If you get to this point without solving the performance issues, then it's time to think about moving off MySQL. I'd look at Infobright first - it's open source/$$ & based on MySQL, so it's probably the easiest to put into your existing system (make sure the data is going to the InfoBright DB, then point your analytical queries to the Infobright server, keep the rest of the system as it is, job done), or if Vertica ever releases its Community Edition. Hadoop+Hive has a lot of moving parts - its pretty cool (and great on the resume), but if it's only going to be used for the analytic portion of you system it may take more care & feeding than other options.
1 TB is not that big. MySQL should be able to handle that. At least simple queries like that shouldn't take hours! Can't be very helpful without knowing the larger context, but I can suggest some questions that you might ask yourself, mostly related to how you use your data:
Is there a way you can separate the reads and writes? How many read so you do per day and how many writes? Can you live with some lag, e.g write to a new table each day and merge it to the existing table at the end of the day?
What are most of your queries like? Are they mostly aggregation queries? Can you do some partial aggregation beforehand? Can you pre-calculate number of new smokers every day?
Can you use hadoop for the aggregation process above? Hadoop is kinda good at that stuff. Basically use hadoop just for daily or batch processing and store the results into the DB.
On the DB side, are you using InnoDB or MyISAM? Are the indices on String columns? Can you make it ints etc.?
Hope that helps
MySQL is have a serious limitation what prevent him to be able to perform good on such scenarious. The problem is a lack of parralel query capability - it can not utilize multiple CPUs in the single query.
Hadoop has an RDMBS like addition called Hive. It is application capable of translate your queries in Hive QL (sql like engine) into the MapReduce jobs. Since it is actually small adition on top of Hadoop it inherits its linear scalability
I would suggest to deploy hive alongside MySQL, replicate daily data to there and run heavy aggregations agains it. It will offload serious part of the load fro MySQL. You still need it for the short interactive queries, usually backed by indexes. You need them since Hive is iherently not-interactive - each query will take at least a few dozens of seconds.

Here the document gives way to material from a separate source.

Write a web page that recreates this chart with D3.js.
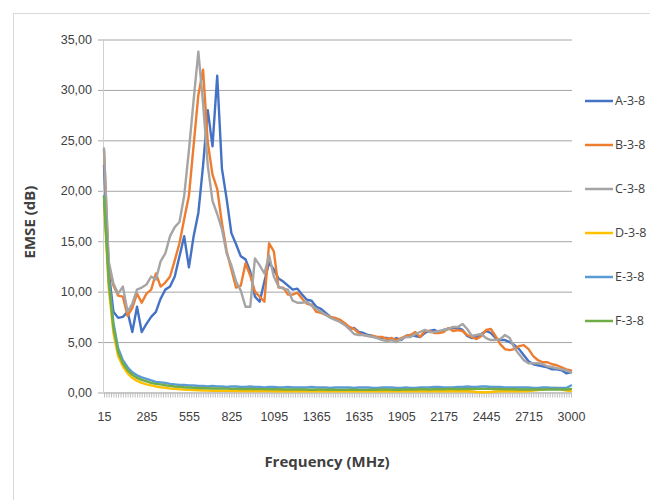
<!DOCTYPE html>
<html>
<head>
<meta charset="utf-8">
<script src="https://cdn.jsdelivr.net/npm/d3@7"></script>
<style>
  body { margin: 0; background: #fff; }
  svg { display: block; font-family: "Liberation Sans Narrow", "Open Sans", sans-serif; }
</style>
</head>
<body>
<div id="chart"></div>
<script>
// x categories: 15 MHz steps, last category is 3000
const frequencies = d3.range(15, 2971, 15).concat([3000]);
const labelEvery = 18;
const yTicks = [0, 5, 10, 15, 20, 25, 30, 35];

const seriesNames = ['A-3-8', 'B-3-8', 'C-3-8', 'D-3-8', 'E-3-8', 'F-3-8'];
const seriesColors = ['#4472C4', '#ED7D31', '#A5A5A5', '#FFC000', '#5B9BD5', '#70AD47'];

// values read every second category (30 MHz)
const a38 = [22.5, 12.0, 8.0, 7.4, 7.5, 8.0, 6.0, 8.5, 6.0, 6.8,
  7.5, 8.0, 9.3, 10.2, 10.5, 11.5, 13.5, 15.5, 12.4, 15.5,
  17.8, 22.5, 28.0, 24.4, 31.4, 22.2, 19.2, 15.8, 14.7, 13.5,
  13.2, 12.0, 9.5, 9.0, 11.0, 12.9, 12.2, 11.3, 11.0, 10.6,
  10.2, 10.3, 9.7, 9.2, 9.1, 8.5, 8.3, 7.9, 7.5, 7.3,
  7.2, 6.8, 6.3, 6.4, 6.0, 5.9, 5.7, 5.6, 5.4, 5.4,
  5.4, 5.2, 5.4, 5.2, 5.6, 5.7, 5.6, 5.5, 5.9, 6.1,
  6.2, 6.0, 6.2, 6.3, 6.4, 6.4, 6.2, 5.6, 5.4, 5.5,
  5.8, 6.1, 5.9, 5.4, 5.2, 5.2, 5.0, 4.7, 4.3, 3.7,
  3.1, 2.8, 2.7, 2.6, 2.5, 2.3, 2.3, 2.2, 1.9, 2.0];
const b38 = [24.0, 12.5, 10.6, 9.6, 9.5, 7.6, 8.4, 9.8, 8.9, 9.8,
  10.2, 11.8, 10.5, 10.9, 11.5, 13.1, 14.8, 17.2, 19.5, 24.5,
  29.5, 32.0, 24.8, 21.6, 20.2, 16.8, 14.0, 12.2, 10.4, 10.6,
  12.8, 11.6, 10.0, 9.5, 9.0, 14.8, 14.0, 10.4, 10.4, 9.7,
  9.7, 9.9, 9.3, 8.8, 8.7, 8.0, 7.9, 7.7, 7.5, 7.4,
  7.2, 6.9, 6.5, 6.3, 5.9, 5.7, 5.6, 5.6, 5.5, 5.5,
  5.3, 5.4, 5.2, 5.4, 5.6, 5.7, 6.0, 5.5, 6.1, 6.1,
  5.9, 5.9, 6.0, 6.4, 6.1, 6.2, 6.1, 5.7, 5.5, 5.3,
  5.6, 6.2, 6.3, 5.6, 4.8, 4.3, 4.2, 4.3, 4.6, 4.7,
  4.3, 3.6, 3.2, 3.0, 3.0, 2.8, 2.7, 2.5, 2.3, 2.2];
const c38 = [24.2, 13.0, 10.8, 9.8, 10.5, 8.0, 8.8, 10.2, 10.4, 10.7,
  11.5, 11.2, 13.0, 13.8, 15.5, 16.4, 16.9, 19.5, 24.0, 29.0,
  33.8, 28.7, 22.5, 19.0, 17.7, 16.2, 13.8, 12.6, 11.0, 10.1,
  8.5, 8.5, 13.3, 12.6, 11.8, 13.6, 11.5, 10.5, 10.3, 10.2,
  9.1, 8.9, 8.9, 9.0, 8.6, 8.3, 8.0, 7.7, 7.4, 7.2,
  7.0, 6.7, 6.3, 5.8, 5.7, 5.7, 5.6, 5.5, 5.4, 5.2,
  5.1, 5.2, 5.0, 5.3, 5.5, 5.5, 5.8, 6.0, 6.2, 6.0,
  6.0, 6.1, 6.2, 6.3, 6.5, 6.5, 6.8, 6.3, 5.6, 5.7,
  5.8, 5.4, 5.2, 5.2, 5.3, 5.7, 5.4, 4.4, 3.8, 3.2,
  2.9, 2.9, 2.9, 2.8, 2.6, 2.5, 2.4, 2.3, 2.2, 2.0];
const d38 = [18.8, 10.4, 5.9, 3.6, 2.6, 1.9, 1.45, 1.15, 0.95, 0.8,
  0.7, 0.6, 0.52, 0.46, 0.4, 0.36, 0.32, 0.3, 0.26, 0.24,
  0.22, 0.2, 0.2, 0.18, 0.18, 0.18, 0.16, 0.16, 0.15, 0.15,
  0.15, 0.15, 0.14, 0.14, 0.14, 0.14, 0.13, 0.13, 0.13, 0.13,
  0.12, 0.12, 0.12, 0.12, 0.12, 0.12, 0.12, 0.12, 0.12, 0.12,
  0.12, 0.12, 0.12, 0.12, 0.12, 0.12, 0.12, 0.12, 0.12, 0.12,
  0.12, 0.12, 0.12, 0.12, 0.12, 0.12, 0.12, 0.12, 0.12, 0.12,
  0.12, 0.12, 0.12, 0.12, 0.12, 0.12, 0.12, 0.12, 0.1, 0.05,
  0.03, 0.03, 0.05, 0.1, 0.12, 0.12, 0.12, 0.12, 0.12, 0.12,
  0.15, 0.2, 0.25, 0.3, 0.4, 0.45, 0.45, 0.3, 0.2, 0.15];
const e38 = [19.5, 11.5, 6.9, 4.4, 3.2, 2.5, 2.0, 1.7, 1.5, 1.35,
  1.2, 1.05, 1.0, 0.95, 0.85, 0.8, 0.75, 0.75, 0.7, 0.7,
  0.65, 0.65, 0.6, 0.65, 0.6, 0.6, 0.55, 0.6, 0.6, 0.55,
  0.55, 0.6, 0.55, 0.55, 0.5, 0.55, 0.55, 0.5, 0.5, 0.55,
  0.5, 0.5, 0.5, 0.5, 0.55, 0.5, 0.5, 0.5, 0.45, 0.5,
  0.5, 0.5, 0.5, 0.45, 0.5, 0.5, 0.5, 0.45, 0.45, 0.5,
  0.5, 0.5, 0.45, 0.45, 0.5, 0.45, 0.45, 0.5, 0.5, 0.5,
  0.55, 0.55, 0.5, 0.5, 0.5, 0.55, 0.55, 0.6, 0.55, 0.55,
  0.6, 0.6, 0.55, 0.55, 0.55, 0.5, 0.5, 0.5, 0.5, 0.5,
  0.5, 0.45, 0.45, 0.5, 0.5, 0.45, 0.45, 0.45, 0.45, 0.7];
const f38 = [19.4, 11.0, 6.4, 4.0, 2.9, 2.2, 1.75, 1.45, 1.25, 1.1,
  0.95, 0.85, 0.8, 0.72, 0.66, 0.6, 0.56, 0.52, 0.5, 0.46,
  0.45, 0.42, 0.42, 0.4, 0.4, 0.38, 0.38, 0.36, 0.36, 0.35,
  0.35, 0.34, 0.34, 0.33, 0.33, 0.32, 0.32, 0.32, 0.3, 0.3,
  0.3, 0.3, 0.3, 0.28, 0.28, 0.28, 0.3, 0.28, 0.28, 0.28,
  0.26, 0.26, 0.28, 0.28, 0.26, 0.26, 0.26, 0.28, 0.28, 0.3,
  0.3, 0.28, 0.28, 0.28, 0.3, 0.3, 0.3, 0.32, 0.32, 0.3,
  0.32, 0.32, 0.32, 0.34, 0.34, 0.32, 0.34, 0.34, 0.34, 0.36,
  0.36, 0.36, 0.36, 0.34, 0.34, 0.32, 0.32, 0.32, 0.3, 0.3,
  0.3, 0.3, 0.3, 0.3, 0.3, 0.3, 0.3, 0.3, 0.3, 0.35];

const seriesValues = [a38, b38, c38, d38, e38, f38];

const W = 650, H = 500;
const margin = { top: 39.5, right: 79, bottom: 107.5, left: 104 };

const svg = d3.select('#chart').append('svg')
  .attr('width', W).attr('height', H);

// chart area border
svg.append('rect')
  .attr('x', 13.5).attr('y', 13.5)
  .attr('width', W).attr('height', H)
  .attr('fill', 'none').attr('stroke', '#d9d9d9');

const x = d3.scalePoint()
  .domain(frequencies)
  .range([margin.left, W - margin.right]);

const y = d3.scaleLinear()
  .domain([0, 35])
  .range([H - margin.bottom, margin.top]);

// gridlines with small outside ticks
svg.append('g')
  .attr('transform', `translate(${margin.left},0)`)
  .call(d3.axisLeft(y).tickValues(yTicks)
    .tickSize(-(W - margin.left - margin.right))
    .tickSizeOuter(0)
    .tickFormat(d => d.toFixed(2).replace('.', ',')))
  .call(g => g.select('.domain').remove())
  .call(g => g.selectAll('line').attr('stroke', '#a6a6a6').attr('x1', -6).attr('x2', W - margin.left - margin.right + 1))
  .call(g => g.selectAll('text').attr('x', -12).attr('font-size', '12.5px').attr('fill', '#404040'));

// y axis line
svg.append('line')
  .attr('x1', margin.left - 0.5).attr('x2', margin.left - 0.5)
  .attr('y1', margin.top).attr('y2', H - margin.bottom)
  .attr('stroke', '#d0d0d0');

// x axis with a tick for every category
svg.append('g')
  .attr('transform', `translate(0,${H - margin.bottom})`)
  .call(d3.axisBottom(x).tickSize(5).tickSizeOuter(0)
    .tickFormat((d, i) => i % labelEvery === 0 ? d : ''))
  .call(g => g.select('.domain').attr('stroke', '#bfbfbf'))
  .call(g => g.selectAll('line').attr('stroke', '#bfbfbf'))
  .call(g => g.selectAll('text').attr('y', 20).attr('font-size', '12.5px').attr('fill', '#404040'));

const line = d3.line()
  .x((d, j) => x(frequencies[j * 2]))
  .y(d => y(d));

seriesValues.forEach((vals, k) => {
  svg.append('path')
    .datum(vals)
    .attr('d', line)
    .attr('fill', 'none')
    .attr('stroke', seriesColors[k])
    .attr('stroke-width', 2.4)
    .attr('stroke-linejoin', 'round')
    .attr('stroke-linecap', 'round');
});

// axis titles
svg.append('text')
  .attr('x', 327).attr('y', 467)
  .attr('text-anchor', 'middle')
  .attr('font-size', '15px').attr('font-weight', 'bold').attr('fill', '#404040')
  .text('Frequency (MHz)');

svg.append('text')
  .attr('transform', 'translate(35,222) rotate(-90)')
  .attr('text-anchor', 'middle')
  .attr('font-size', '15px').attr('font-weight', 'bold').attr('fill', '#404040')
  .text('EMSE (dB)');

// legend
const legend = svg.append('g');
seriesNames.forEach((name, k) => {
  const ly = 101 + k * 44;
  legend.append('line')
    .attr('x1', 585).attr('x2', 613)
    .attr('y1', ly).attr('y2', ly)
    .attr('stroke', seriesColors[k]).attr('stroke-width', 2.5);
  legend.append('text')
    .attr('x', 615).attr('y', ly).attr('dy', '0.35em')
    .attr('font-size', '12.5px').attr('fill', '#404040')
    .text(name);
});
</script>
</body>
</html>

Cassandra is built for the Key-Value type of access and does not have scalable GroupBy capability build-in. There is DataStax's Brisk which integrate Cassandra with Hive/MapReduce but it might be not trivial to map your schema into Cassandra and you still not get flexibility and indexing capabiilties of the RDBMS.
As a bottom line - Hive alongside MySQL should be good solution.

How to import 100 million rows table into database?

Can any one guide me about my query?, i m making application for banking sector with fuzzy logic. i have to import table with 100 million rows daily. and i am using MySql for this application which is processing slowly. so is there any another server for handling my database which can access fast?
We roughly load about half that many rows a day in our RDBMS (Oracle) and it would not occur to me to implement such a thing without access to DBA knowledge about my RDBMS. We fine-tune this system several times a month and we still encounter new issues all the time. This is such a non-trivial task that the only valid answer is:
Don't play around, have your managers get a DBA who knows their business!
Note: Our system has been in place for 10 years now. It hasn't been built in a day...
100 million rows daily?
You have to be realistic. I doubt any single instance of any database out there can handle this type of thouroughput efficiently. You should probably look at clustering options and other optimising techniques such as splitting data in two diffent DB's (sharding).
MySQL Enterprise has a bunch of features built-in that could ease and moniter the clustering process, but I think MySQL community edition supports it too.
Good-luck!
How are you doing it?
One hugh transaction?
Perhaps try to make small transactions in chunks of 100 or 1000.
Is there an index on that table? Drop the index before starting the improt (if that is possible due to unique costraints etc.) and rebuild the index after the import.
An other option would perhaps be an in memory database.
Well it seems your business' main logic does not depend on importing those 100mio rows into a database, otherwise you wouldn't be stuck with doing this by yourself, right? (correct me if I'm wrong)
Are you sure you need to import those rows into a database when the main business doesn't need to? What kind of questions are you going to ask of the date? Can't you maybe keep the log files on a bunch of servers and query them with eg Hadoop? Or can you aggregate the information contained in the log files and only store a condensed version?
I'm also asking this because it sounds like you're planning to perform some at least moderately sophisticated analysis on the data and the trouble with this amount of data won't stop once you have it in a DB.